Clifford Tosses Gem, Helps Monomoy Baseball Advance

By: Brendan Samson

Topics: Monomoy Regional High School , Baseball

Monomoy junior pitcher Andrew Clifford struck out 17 batters in a complete-game shutout victory Sunday at Whitehouse Field. BRENDAN SAMSON PHOTO

HARWICH — Andrew Clifford helped the Monomoy baseball team have one last celebration.

Although the 28th-seeded Sharks suffered a season-ending 9-6 loss to fifth-seeded Manchester Essex in Monday’s Division 4 Round of 32 matchup, Clifford helped the team earn a 7-0 victory over No. 37 Lynn Vocational-Tech in Sunday’s preliminary-round game at Whitehouse Field.

While the offense was rolling early, the real story of the night was the pitching performance from Clifford, a junior lefty from Barnstable.

The southpaw tossed a complete game shutout that included a remarkable 17 strikeouts while allowing just one hit.

“Andrew had all his pitches working today, his fastball, curveball, changeup did a great job getting ahead of the hitters, which let him use all his pitches,” Monomoy coach Steve Porter said. “And then Casey [Huse] behind the plate did a great job of mixing the calls to keep the hitters off balance.”
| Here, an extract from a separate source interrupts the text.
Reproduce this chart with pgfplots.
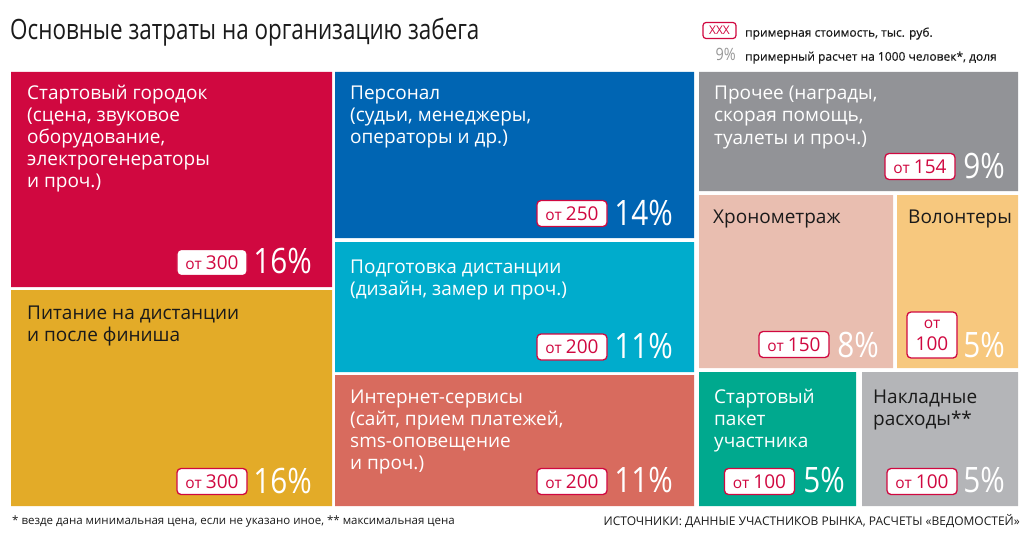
\documentclass[border=0pt]{standalone}
\usepackage{fontspec}
\setmainfont{Open Sans}
\newfontfamily\condfont[FakeStretch=0.85]{Open Sans}
\newfontfamily\titlefam[FakeStretch=0.8]{Open Sans}
\newfontfamily\legfont[FakeBold=0.4]{Open Sans}
\usepackage{pgfplots}
\pgfplotsset{compat=1.18}
\definecolor{cRed}{RGB}{208,8,64}
\definecolor{cGold}{RGB}{227,171,40}
\definecolor{cBlue}{RGB}{0,101,179}
\definecolor{cCyan}{RGB}{0,172,204}
\definecolor{cSalmon}{RGB}{216,107,94}
\definecolor{cGray}{RGB}{146,147,151}
\definecolor{cPink}{RGB}{233,190,176}
\definecolor{cOrange}{RGB}{247,200,126}
\definecolor{cTeal}{RGB}{0,169,142}
\definecolor{cLGray}{RGB}{180,181,184}
\definecolor{cText}{RGB}{26,26,26}
\definecolor{cLeg}{RGB}{150,150,150}
\newcommand{\bodyfont}{\fontsize{19bp}{22bp}\selectfont}
\newcommand{\pctfont}{\condfont\fontsize{35bp}{35bp}\selectfont}
% rectangle: x1 y1 x2 y2 colour
\newcommand{\rect}[5]{\addplot[draw=none, fill=#5, forget plot] coordinates {(#1,#2) (#3,#2) (#3,#4) (#1,#4) (#1,#2)};}
\newcommand{\tl}[4][white]{\node[anchor=base west, inner sep=0, text=#1, font=\bodyfont] at (axis cs:#2,#3) {#4};}
\newcommand{\badge}[3]{\node[draw=cRed, line width=1.3bp, fill=white, rounded corners=4bp, minimum width=70bp, minimum height=26bp, inner sep=0, text=cRed] at (axis cs:#1,#2) {{\fontsize{15.5bp}{15bp}\selectfont от}\hspace{4bp}{\fontsize{19bp}{19bp}\selectfont #3}};}
\newcommand{\pct}[3]{\node[anchor=base east, inner sep=0, text=white, font=\pctfont] at (axis cs:#1,#2) {#3\%};}
\begin{document}
\begin{tikzpicture}
\begin{axis}[
  width=1031bp, height=542bp, scale only axis,
  xmin=0, xmax=1031, ymin=0, ymax=542, y dir=reverse,
  hide axis, clip=false, anchor=south west, at={(0,0)}]
% tiles
\rect{11}{72}{332}{287}{cRed}
\rect{11}{290}{332}{506}{cGold}
\rect{335}{72}{694}{238}{cBlue}
\rect{335}{242}{694}{372}{cCyan}
\rect{335}{375}{694}{506}{cSalmon}
\rect{699}{72}{1018}{191}{cGray}
\rect{699}{195}{893}{368}{cPink}
\rect{897}{195}{1018}{368}{cOrange}
\rect{699}{372}{856}{506}{cTeal}
\rect{862}{372}{1018}{506}{cLGray}
% title
\node[anchor=base west, inner sep=0, text=cText, font=\titlefam\fontsize{28bp}{28bp}\selectfont] at (axis cs:10,40) {Основные затраты на организацию забега};
% legend
\node[draw=cRed, line width=1.2bp, fill=white, rounded corners=3bp, minimum width=33bp, minimum height=16bp, inner sep=0, text=cRed, font=\fontsize{12bp}{12bp}\selectfont] at (axis cs:719.5,30.5) {XXX};
\node[anchor=base west, inner sep=0, text=cText, font=\legfont\fontsize{12bp}{12bp}\selectfont] at (axis cs:745,36.7) {примерная стоимость, тыс. руб.};
\node[anchor=base east, inner sep=0, text=cLeg, font=\condfont\fontsize{17bp}{17bp}\selectfont] at (axis cs:736,60.7) {9\%};
\node[anchor=base west, inner sep=0, text=cText, font=\legfont\fontsize{12bp}{12bp}\selectfont] at (axis cs:745,60.7) {примерный расчет на 1000 человек*, доля};
% Стартовый городок
\tl{27}{99.5}{Стартовый городок}
\tl{27}{121.5}{(сцена, звуковое}
\tl{27}{143.5}{оборудование,}
\tl{27}{165.5}{электрогенераторы}
\tl{27}{187.5}{и проч.)}
\badge{212}{262.5}{300}
\pct{312}{273}{16}
% Питание
\tl[cText]{27}{319}{Питание на дистанции}
\tl[cText]{27}{341}{и после финиша}
\badge{212}{481.5}{300}
\pct{312}{493}{16}
% Персонал
\tl{350}{99.5}{Персонал}
\tl{350}{121.5}{(судьи, менеджеры,}
\tl{350}{143.5}{операторы и др.)}
\badge{572}{213.5}{250}
\pct{673}{225}{14}
% Подготовка дистанции
\tl{350}{273}{Подготовка дистанции}
\tl{350}{295}{(дизайн, замер и проч.)}
\badge{572}{347}{200}
\pct{673}{358}{11}
% Интернет-сервисы
\tl{350}{403}{Интернет-сервисы}
\tl{350}{425}{(сайт, прием платежей,}
\tl{350}{447}{sms-оповещение}
\tl{350}{469}{и проч.)}
\badge{572}{481.5}{200}
\pct{673}{492}{11}
% Прочее
\tl{714}{100}{Прочее (награды,}
\tl{714}{122}{скорая помощь,}
\tl{714}{144}{туалеты и проч.)}
\badge{920}{166.5}{154}
\pct{1005}{178}{9}
% Хронометраж
\tl[cText]{713}{223}{Хронометраж}
\badge{794}{344.5}{150}
\pct{879}{357}{8}
% Волонтеры
\tl[cText]{908}{223}{Волонтеры}
\node[draw=cRed, line width=1.3bp, fill=white, rounded corners=4bp, minimum width=50bp, minimum height=46bp, inner sep=0] at (axis cs:932,335) {};
\node[anchor=base, inner sep=0, text=cRed, font=\fontsize{15.5bp}{15bp}\selectfont] at (axis cs:932,328) {от};
\node[anchor=base, inner sep=0, text=cRed, font=\fontsize{19bp}{19bp}\selectfont] at (axis cs:932,350) {100};
\pct{1005}{357}{5}
% Стартовый пакет
\tl{714}{403}{Стартовый}
\tl{714}{425}{пакет}
\tl{714}{447}{участника}
\badge{759.5}{481.5}{100}
\pct{845}{492}{5}
% Накладные расходы
\tl[cText]{873}{403}{Накладные}
\tl[cText]{873}{425}{расходы**}
\badge{922}{481.5}{100}
\pct{1005}{492}{5}
% footer
\node[anchor=base west, inner sep=0, text=cText, font=\fontsize{11.5bp}{11.5bp}\selectfont] at (axis cs:12,524) {* везде дана минимальная цена, если не указано иное, ** максимальная цена};
\node[anchor=base east, inner sep=0, text=cText, font=\fontsize{12bp}{12bp}\selectfont] at (axis cs:1020,525) {ИСТОЧНИКИ: ДАННЫЕ УЧАСТНИКОВ РЫНКА, РАСЧЕТЫ «ВЕДОМОСТЕЙ»};
\end{axis}
\path (0,0) rectangle (1031bp,542bp);
\end{tikzpicture}
\end{document}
Clifford started the contest by striking out the side, something he did multiple times during the game. The Monomoy bats followed that up with three runs in the bottom half of the inning, kicked off by an RBI double from sophomore shortstop Sean Davock that scored freshman center fielder Finn Hyora, who began the game with a walk.
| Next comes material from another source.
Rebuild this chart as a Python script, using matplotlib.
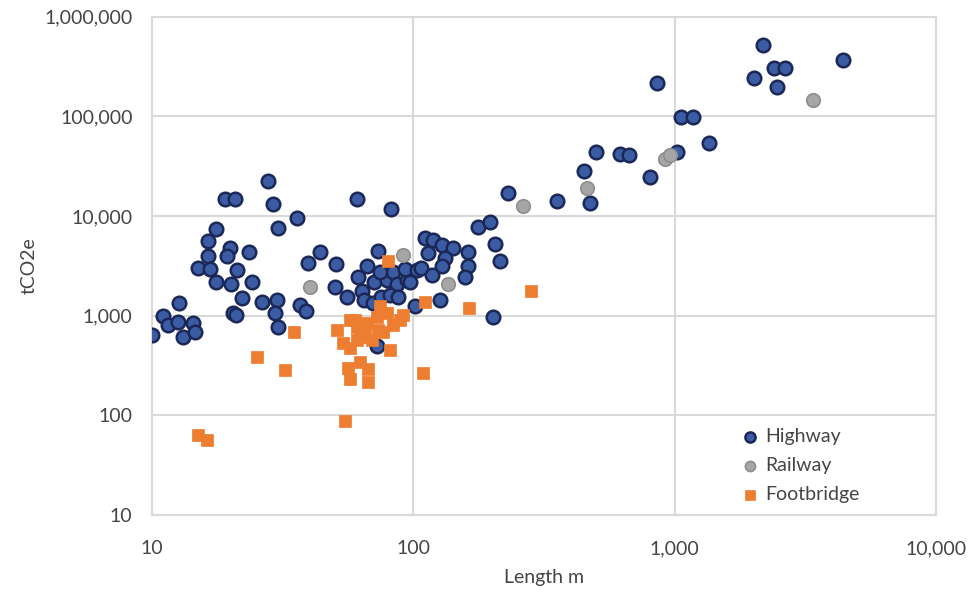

While Monomoy recorded six baserunners in the inning, Lynn was able to partially limit the damage by throwing out Davock when he tried to stretch his double into a triple. The visitors also caught freshman catcher Casey Huse attempting to steal third after he recorded a two-RBI single with two outs.

For Clifford, the early run support helped him sail on the mound.
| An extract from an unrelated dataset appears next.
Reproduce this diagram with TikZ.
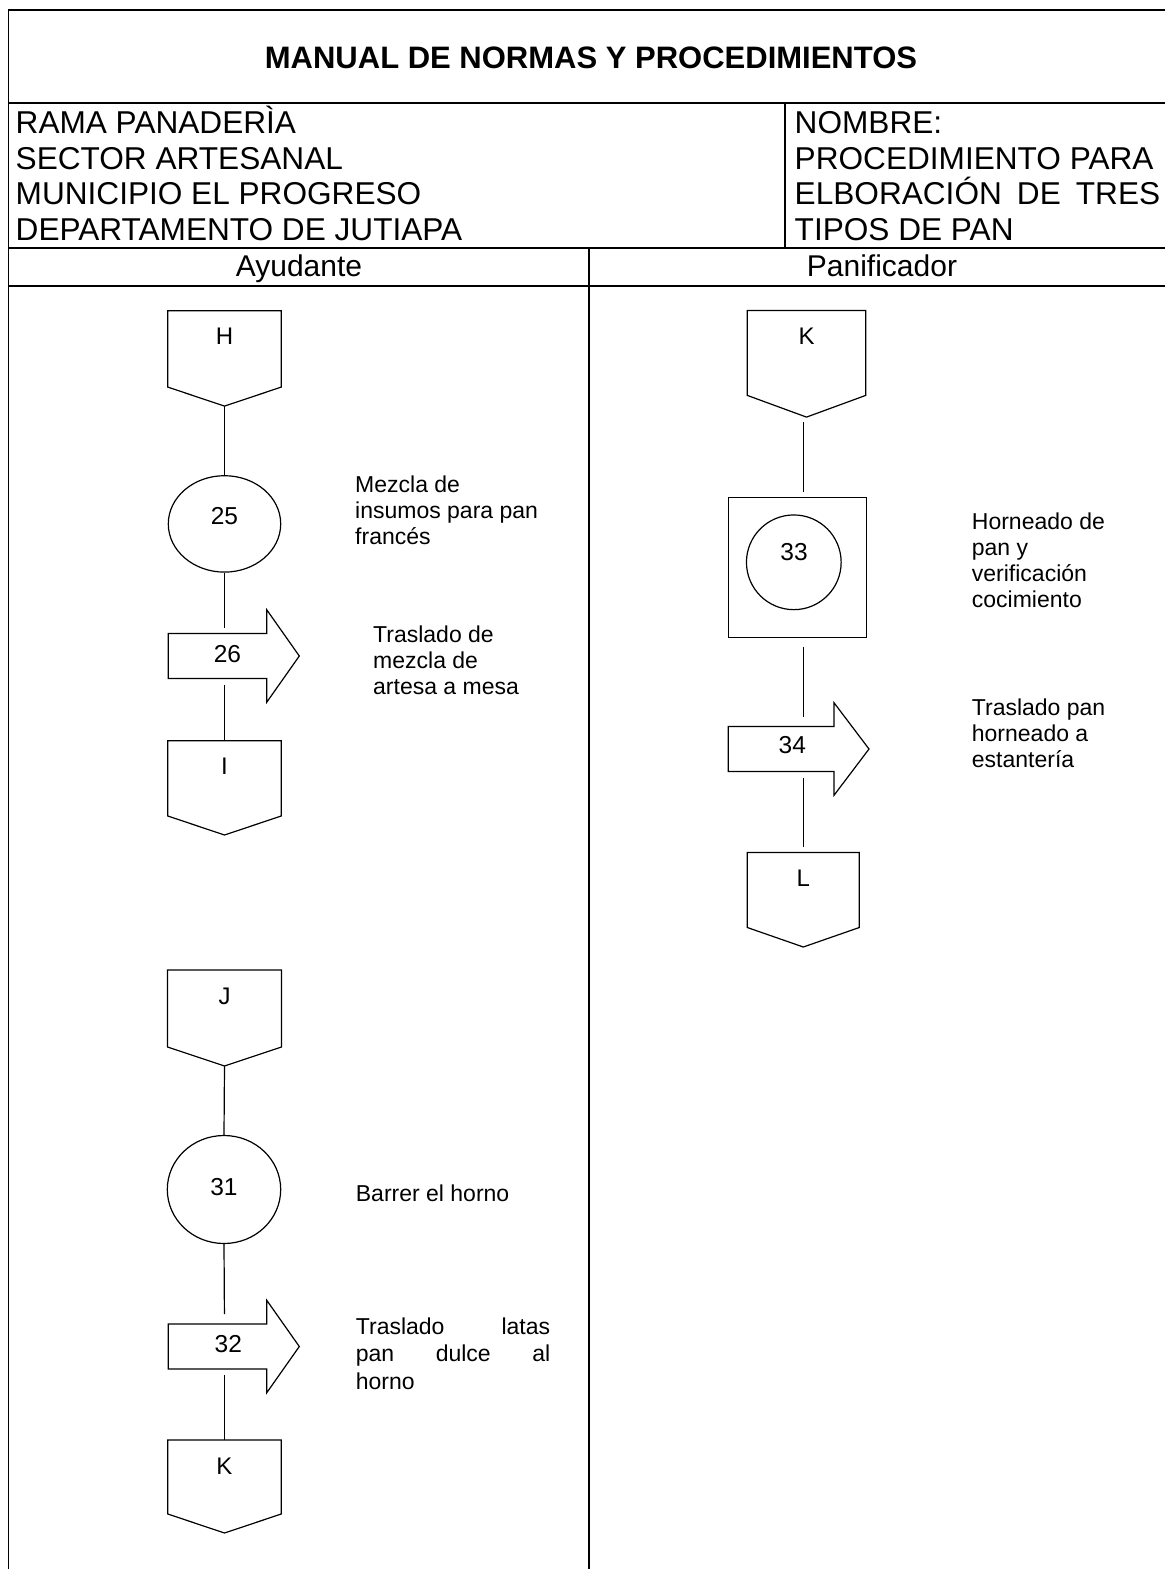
\documentclass[tikz,border=0pt]{standalone}
\usepackage{fontspec}
\setmainfont{Liberation Sans}
\usetikzlibrary{shapes.geometric}

% off-page connector: name, centre x, half width, top y, shoulder y, tip y, letter
\newcommand{\offpage}[7]{%
  \draw[shp] (#2-#3,#4) -- (#2+#3,#4) -- (#2+#3,#5) -- (#2,#6) -- (#2-#3,#5) -- cycle;
  \coordinate (#1top) at (#2,#4);
  \coordinate (#1tip) at (#2,#6);
  \node[lettr] (#1) at (#2,#4+26) {#7};}

% transport arrow: name, left x, head base x, tip x, centre y, flow-line x
\newcommand{\movearrow}[6]{%
  \draw[shp] (#2,#5-22.5) -- (#3,#5-22.5) -- (#3,#5-46.3) -- (#4,#5)
     -- (#3,#5+46.3) -- (#3,#5+22.5) -- (#2,#5+22.5) -- cycle;
  \coordinate (#1top) at (#6,#5-22.5);
  \coordinate (#1bot) at (#6,#5+22.5);}

\begin{document}
\begin{tikzpicture}[x=1pt,y=-1pt,
  grid/.style={line width=1.9pt},
  shp/.style={line width=1.2pt, line join=miter},
  link/.style={line width=1.2pt},
  hdr/.style={font=\fontsize{31.6}{35.5}\selectfont, inner sep=0, anchor=north west, align=left},
  lane/.style={font=\fontsize{30}{34}\selectfont, inner sep=0, anchor=base},
  lettr/.style={font=\fontsize{24}{28}\selectfont, inner sep=0},
  num/.style={font=\fontsize{24.5}{28}\selectfont, inner sep=0},
  note/.style={font=\fontsize{23}{26}\selectfont, inner sep=0, anchor=north west, align=left},
]
\useasboundingbox (0,0) rectangle (1165,1569);
\fill[white] (0,0) rectangle (1165,1569);

% ---- header table ----
\draw[grid] (1165,10) -- (8.5,10) -- (8.5,1569);
\draw[grid] (8.5,103.3) -- (1165,103.3);
\draw[grid] (8.5,248) -- (1165,248);
\draw[grid] (8.5,286) -- (1165,286);
\draw[grid] (785,103.3) -- (785,248);
\draw[grid] (589,248) -- (589,1569);

\node[font=\fontsize{31}{34}\selectfont\bfseries, inner sep=0, anchor=base] (title)
  at (591,68.3) {MANUAL DE NORMAS Y PROCEDIMIENTOS};

\node[hdr] (rama) at (15.5,133.3-30)
  {\rule{0pt}{30pt}RAMA PANADERÌA\\SECTOR ARTESANAL\\MUNICIPIO EL PROGRESO\\DEPARTAMENTO DE JUTIAPA};
\node[hdr] (nombre) at (794.5,133.3-30)
  {\rule{0pt}{30pt}NOMBRE:\\PROCEDIMIENTO PARA\\\makebox[365.5pt][s]{ELBORACIÓN DE TRES}\\TIPOS DE PAN};

\node[lane] (ayudante) at (299,276.7) {Ayudante};
\node[lane] (panificador) at (882,276.7) {Panificador};

% ---- Ayudante, first sequence ----
\offpage{H}{224.5}{56.7}{310.7}{387.1}{406.1}{H}
\node[draw, shp, ellipse, minimum width=112.4pt, minimum height=96.4pt, inner sep=0] (e25) at (224.5,523.9) {};
\node[num] (n25) at (224.5,515.7) {25};
\movearrow{a26}{168.3}{266.7}{299.3}{656}{224.5}
\node[num] (n26) at (227.5,654.3) {26};
\offpage{I}{224.5}{56.7}{740.7}{816}{835}{I}

\draw[link] (Htip) -- (e25.north);
\draw[link, shorten >=6pt] (e25.south) -- (a26top);
\draw[link, shorten <=6pt] (a26bot) -- (Itop);

\node[note] (t25) at (355,491.8-20) {\rule{0pt}{20pt}Mezcla de\\insumos para pan\\francés};
\node[note] (t26) at (373,641.8-20) {\rule{0pt}{20pt}Traslado de\\mezcla de\\artesa a mesa};

% ---- Ayudante, second sequence ----
\offpage{J}{224.5}{57}{970}{1047}{1066}{J}
\node[draw, shp, ellipse, minimum width=113.4pt, minimum height=108pt, inner sep=0] (e31) at (224,1189.5) {};
\node[num] (n31) at (224,1186.7) {31};
\movearrow{a32}{168.3}{266.7}{299.3}{1346.5}{224.5}
\node[num] (n32) at (228.3,1343.6) {32};
\offpage{Kb}{224.5}{56.7}{1440}{1514}{1533}{K}

\draw[link] (Jtip) -- (e31.north);
\draw[link, shorten >=10pt] (e31.south) -- (a32top);
\draw[link, shorten <=6pt] (a32bot) -- (Kbtop);

\node[note] (t31) at (355.7,1201-20) {\rule{0pt}{20pt}Barrer el horno};
\node[note, font=\fontsize{23}{27.5}\selectfont] (t32) at (355.7,1334-20)
  {\rule{0pt}{20pt}\makebox[194.3pt][s]{Traslado latas}\\\makebox[194.3pt][s]{pan dulce al}\\horno};

% ---- Panificador ----
\coordinate (colR) at (803.3,0);
\offpage{K}{806.5}{59.2}{310.4}{395.4}{417.1}{K}
\node[draw, shp, minimum width=138.4pt, minimum height=140.5pt, inner sep=0] (s33) at (797.5,567.5) {};
\node[draw, shp, circle, minimum size=94.7pt, inner sep=0] (c33) at (793.8,562.3) {};
\node[num] (n33) at (794,552.4) {33};
\movearrow{a34}{728.3}{834}{869}{749}{803.3}
\node[num] (n34) at (792.3,745.3) {34};
\offpage{L}{803.3}{56}{852.4}{927.5}{947}{L}

\draw[link, shorten <=5pt, shorten >=5pt] (Ktip -| colR) -- (s33.north -| colR);
\draw[link, shorten <=9pt, shorten >=10pt] (s33.south -| colR) -- (a34top);
\draw[link, shorten <=6pt, shorten >=5pt] (a34bot) -- (Ltop -| colR);

\node[note] (t33) at (971.7,529.4-20) {\rule{0pt}{20pt}Horneado de\\pan y\\verificación\\cocimiento};
\node[note] (t34) at (971.7,715-20) {\rule{0pt}{20pt}Traslado pan\\horneado a\\estantería};
\end{tikzpicture}
\end{document}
“As soon as I get one run, I'm locked in,” Clifford said. “I’m determined not to ever give up a lead. So, once I get one run, I'm gonna throw a shutout, that's just how my mentality works. If it doesn't work out, it doesn't work out, but you can't win a game with just one run so I know my team's gonna go out get more and give me the lead I need to win.”

And locked in he was. Huse agreed with Porter about Clifford’s ability to throw his full arsenal of pitches for strikes.

“All his pitches were right fastball, breaking ball, everything was working perfect,” Huse said.

In the second inning, Monomoy tacked on two runs and chased the starting pitcher, sophomore Will McCafferty, out of the game. The Tigers were haunted by fielding difficulties as they were battling the sun all night.

On the other side of the field, Lynn simply could not get anything going, with a total of five baserunners all scattered among five different innings. Porter says the lead was a major factor to Clifford's pitching success.

“Anytime you can get a big lead like that, it helps the pitchers throw confidently more strikes, they work quicker, and it keeps the fielders on their toes,” Porter said. “So anytime you get kind of that little cushion, I think it just breeds a lot of confidence in the players.”

The Sharks were able to score two more runs in the game, one on a passed ball and one on an overthrow to third to further solidify the victory.

Porter credited Clifford for helping the team advance to the next round.

“Andrew takes the ball and he's a bulldog out there,” the coach said. “He never wants to be taken out. He does a great job of letting the rest of the pitching staff rest.”